Task objective ->
Write out the data again exactly, skipping every picture.

Provided material ->
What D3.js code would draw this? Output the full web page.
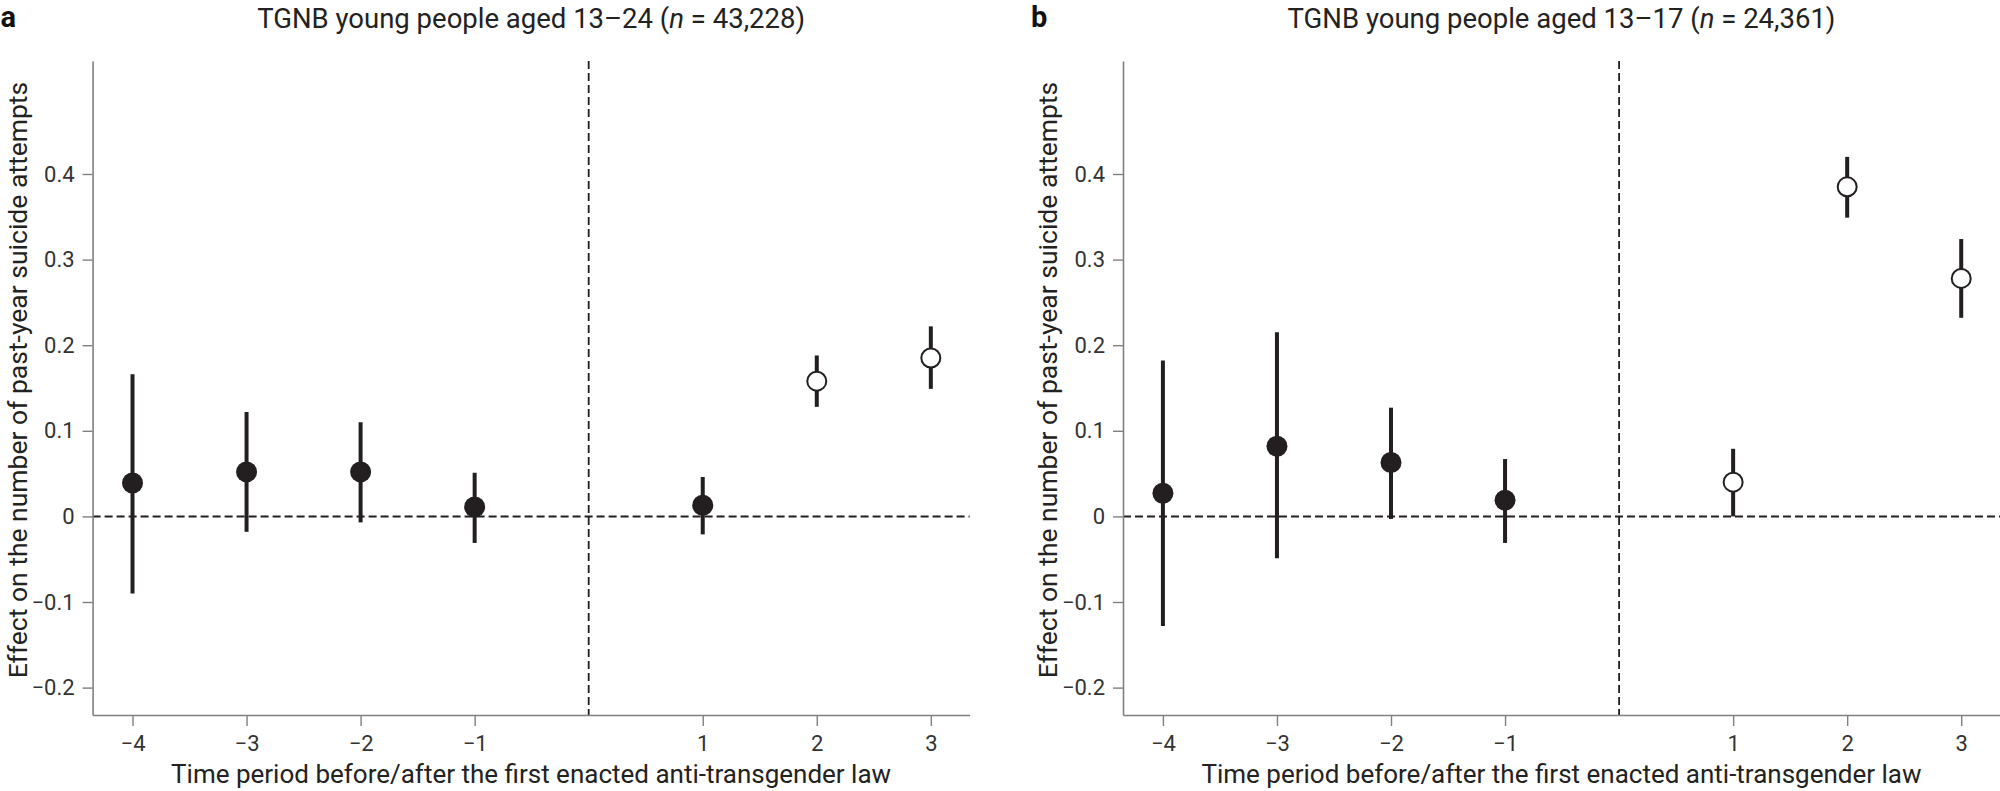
<!DOCTYPE html>
<html>
<head>
<meta charset="utf-8">
<script src="https://cdn.jsdelivr.net/npm/d3@7"></script>
<style>
  body { margin: 0; background: #fff; }
  text { font-family: Roboto, "Liberation Sans", sans-serif; }
</style>
</head>
<body>
<div id="container"></div>
<script>
// time periods relative to the first enacted law
const periods = [-4, -3, -2, -1, 1, 2, 3];

// panel a: ages 13-24
const estA  = [0.039, 0.052, 0.052, 0.011, 0.013, 0.158, 0.185];
const lowA  = [-0.090, -0.018, -0.007, -0.031, -0.021, 0.128, 0.149];
const highA = [0.166, 0.122, 0.110, 0.051, 0.046, 0.188, 0.222];
const openA = [false, false, false, false, false, true, true];

// panel b: ages 13-17
const estB  = [0.027, 0.082, 0.063, 0.019, 0.040, 0.385, 0.278];
const lowB  = [-0.128, -0.049, -0.003, -0.031, 0.000, 0.349, 0.232];
const highB = [0.182, 0.215, 0.127, 0.067, 0.079, 0.420, 0.324];
const openB = [false, false, false, false, true, true, true];

const yTicks = [-0.2, -0.1, 0, 0.1, 0.2, 0.3, 0.4];
const yLabel = "Effect on the number of past-year suicide attempts";
const xLabel = "Time period before/after the first enacted anti-transgender law";

const W = 2000, H = 791;
const plotW = 877, plotH = 654, plotTop = 61;
const ink = "#231f20";

const svg = d3.select("#container").append("svg")
    .attr("width", W)
    .attr("height", H);

const x = d3.scaleLinear().domain([-4.35, 3.34]).range([0, plotW]);
const y = d3.scaleLinear().domain([-0.232, 0.532]).range([plotH, 0]);

const fmtY = d => d === 0 ? "0" : d3.format(".1f")(d).replace("-", "\u2212");
const fmtX = d => String(d).replace("-", "\u2212");

function drawPanel(left, letter, titleParts, est, low, high, open) {
    const g = svg.append("g").attr("transform", `translate(${left},${plotTop})`);

    // zero reference line
    g.append("line")
        .attr("x1", 0).attr("x2", plotW)
        .attr("y1", y(0)).attr("y2", y(0))
        .attr("stroke", ink).attr("stroke-width", 2)
        .attr("stroke-dasharray", "8,4");

    // law enactment line
    g.append("line")
        .attr("x1", x(0)).attr("x2", x(0))
        .attr("y1", 0).attr("y2", plotH)
        .attr("stroke", ink).attr("stroke-width", 1.8)
        .attr("stroke-dasharray", "8,4");

    const yAxis = g.append("g")
        .call(d3.axisLeft(y).tickValues(yTicks).tickSize(10).tickSizeOuter(0).tickPadding(8).tickFormat(fmtY));
    const xAxis = g.append("g")
        .attr("transform", `translate(0,${plotH})`)
        .call(d3.axisBottom(x).tickValues(periods).tickSize(11).tickSizeOuter(0).tickPadding(9).tickFormat(fmtX));

    [yAxis, xAxis].forEach(a => {
        a.select(".domain").attr("stroke", "#808080").attr("stroke-width", 1.6);
        a.selectAll(".tick line").attr("stroke", "#808080").attr("stroke-width", 1.4);
        a.selectAll(".tick text").attr("fill", "#333").style("font-size", "22px");
    });

    const rows = periods.map((p, i) => ({p, est: est[i], low: low[i], high: high[i], open: open[i]}));

    g.selectAll(".ci").data(rows).enter().append("line")
        .attr("class", "ci")
        .attr("x1", d => x(d.p)).attr("x2", d => x(d.p))
        .attr("y1", d => y(d.low)).attr("y2", d => y(d.high))
        .attr("stroke", ink).attr("stroke-width", 4);

    g.selectAll(".pt").data(rows).enter().append("circle")
        .attr("class", "pt")
        .attr("cx", d => x(d.p)).attr("cy", d => y(d.est))
        .attr("r", d => d.open ? 9.5 : 10.5)
        .attr("fill", d => d.open ? "#fff" : ink)
        .attr("stroke", ink).attr("stroke-width", d => d.open ? 2 : 0);

    // axis titles
    g.append("text")
        .attr("transform", `translate(-66,${plotH / 2 - 8}) rotate(-90)`)
        .attr("text-anchor", "middle")
        .attr("fill", "#222")
        .style("font-size", "26.5px")
        .text(yLabel);

    g.append("text")
        .attr("x", plotW / 2).attr("y", plotH + 68)
        .attr("text-anchor", "middle")
        .attr("fill", "#222")
        .style("font-size", "26px")
        .text(xLabel);

    // panel letter and centred title
    svg.append("text")
        .attr("x", left - 92).attr("y", 27)
        .style("font-size", "29px").style("font-weight", "bold")
        .attr("fill", "#111")
        .text(letter);

    const t = svg.append("text")
        .attr("x", left + plotW / 2).attr("y", 28)
        .attr("text-anchor", "middle")
        .attr("fill", "#222")
        .style("font-size", "27.5px");
    titleParts.forEach(part => {
        t.append("tspan").style("font-style", part.italic ? "italic" : "normal").text(part.s);
    });
}

drawPanel(92.6, "a",
    [{s: "TGNB young people aged 13\u201324 ("}, {s: "n", italic: true}, {s: " = 43,228)"}],
    estA, lowA, highA, openA);
drawPanel(1123, "b",
    [{s: "TGNB young people aged 13\u201317 ("}, {s: "n", italic: true}, {s: " = 24,361)"}],
    estB, lowB, highB, openB);
</script>
</body>
</html>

Exercise response ->
What D3.js code would draw this? Output the full web page.
<!DOCTYPE html>
<html>
<head>
<meta charset="utf-8">
<script src="https://cdn.jsdelivr.net/npm/d3@7"></script>
<style>
  body { margin: 0; background: #fff; }
  text { font-family: Roboto, "Liberation Sans", sans-serif; }
</style>
</head>
<body>
<div id="container"></div>
<script>
// time periods relative to the first enacted law
const periods = [-4, -3, -2, -1, 1, 2, 3];

// panel a: ages 13-24
const estA  = [0.039, 0.052, 0.052, 0.011, 0.013, 0.158, 0.185];
const lowA  = [-0.090, -0.018, -0.007, -0.031, -0.021, 0.128, 0.149];
const highA = [0.166, 0.122, 0.110, 0.051, 0.046, 0.188, 0.222];
const openA = [false, false, false, false, false, true, true];

// panel b: ages 13-17
const estB  = [0.027, 0.082, 0.063, 0.019, 0.040, 0.385, 0.278];
const lowB  = [-0.128, -0.049, -0.003, -0.031, 0.000, 0.349, 0.232];
const highB = [0.182, 0.215, 0.127, 0.067, 0.079, 0.420, 0.324];
const openB = [false, false, false, false, true, true, true];

const yTicks = [-0.2, -0.1, 0, 0.1, 0.2, 0.3, 0.4];
const yLabel = "Effect on the number of past-year suicide attempts";
const xLabel = "Time period before/after the first enacted anti-transgender law";

const W = 2000, H = 791;
const plotW = 877, plotH = 654, plotTop = 61;
const ink = "#231f20";

const svg = d3.select("#container").append("svg")
    .attr("width", W)
    .attr("height", H);

const x = d3.scaleLinear().domain([-4.35, 3.34]).range([0, plotW]);
const y = d3.scaleLinear().domain([-0.232, 0.532]).range([plotH, 0]);

const fmtY = d => d === 0 ? "0" : d3.format(".1f")(d).replace("-", "\u2212");
const fmtX = d => String(d).replace("-", "\u2212");

function drawPanel(left, letter, titleParts, est, low, high, open) {
    const g = svg.append("g").attr("transform", `translate(${left},${plotTop})`);

    // zero reference line
    g.append("line")
        .attr("x1", 0).attr("x2", plotW)
        .attr("y1", y(0)).attr("y2", y(0))
        .attr("stroke", ink).attr("stroke-width", 2)
        .attr("stroke-dasharray", "8,4");

    // law enactment line
    g.append("line")
        .attr("x1", x(0)).attr("x2", x(0))
        .attr("y1", 0).attr("y2", plotH)
        .attr("stroke", ink).attr("stroke-width", 1.8)
        .attr("stroke-dasharray", "8,4");

    const yAxis = g.append("g")
        .call(d3.axisLeft(y).tickValues(yTicks).tickSize(10).tickSizeOuter(0).tickPadding(8).tickFormat(fmtY));
    const xAxis = g.append("g")
        .attr("transform", `translate(0,${plotH})`)
        .call(d3.axisBottom(x).tickValues(periods).tickSize(11).tickSizeOuter(0).tickPadding(9).tickFormat(fmtX));

    [yAxis, xAxis].forEach(a => {
        a.select(".domain").attr("stroke", "#808080").attr("stroke-width", 1.6);
        a.selectAll(".tick line").attr("stroke", "#808080").attr("stroke-width", 1.4);
        a.selectAll(".tick text").attr("fill", "#333").style("font-size", "22px");
    });

    const rows = periods.map((p, i) => ({p, est: est[i], low: low[i], high: high[i], open: open[i]}));

    g.selectAll(".ci").data(rows).enter().append("line")
        .attr("class", "ci")
        .attr("x1", d => x(d.p)).attr("x2", d => x(d.p))
        .attr("y1", d => y(d.low)).attr("y2", d => y(d.high))
        .attr("stroke", ink).attr("stroke-width", 4);

    g.selectAll(".pt").data(rows).enter().append("circle")
        .attr("class", "pt")
        .attr("cx", d => x(d.p)).attr("cy", d => y(d.est))
        .attr("r", d => d.open ? 9.5 : 10.5)
        .attr("fill", d => d.open ? "#fff" : ink)
        .attr("stroke", ink).attr("stroke-width", d => d.open ? 2 : 0);

    // axis titles
    g.append("text")
        .attr("transform", `translate(-66,${plotH / 2 - 8}) rotate(-90)`)
        .attr("text-anchor", "middle")
        .attr("fill", "#222")
        .style("font-size", "26.5px")
        .text(yLabel);

    g.append("text")
        .attr("x", plotW / 2).attr("y", plotH + 68)
        .attr("text-anchor", "middle")
        .attr("fill", "#222")
        .style("font-size", "26px")
        .text(xLabel);

    // panel letter and centred title
    svg.append("text")
        .attr("x", left - 92).attr("y", 27)
        .style("font-size", "29px").style("font-weight", "bold")
        .attr("fill", "#111")
        .text(letter);

    const t = svg.append("text")
        .attr("x", left + plotW / 2).attr("y", 28)
        .attr("text-anchor", "middle")
        .attr("fill", "#222")
        .style("font-size", "27.5px");
    titleParts.forEach(part => {
        t.append("tspan").style("font-style", part.italic ? "italic" : "normal").text(part.s);
    });
}

drawPanel(92.6, "a",
    [{s: "TGNB young people aged 13\u201324 ("}, {s: "n", italic: true}, {s: " = 43,228)"}],
    estA, lowA, highA, openA);
drawPanel(1123, "b",
    [{s: "TGNB young people aged 13\u201317 ("}, {s: "n", italic: true}, {s: " = 24,361)"}],
    estB, lowB, highB, openB);
</script>
</body>
</html>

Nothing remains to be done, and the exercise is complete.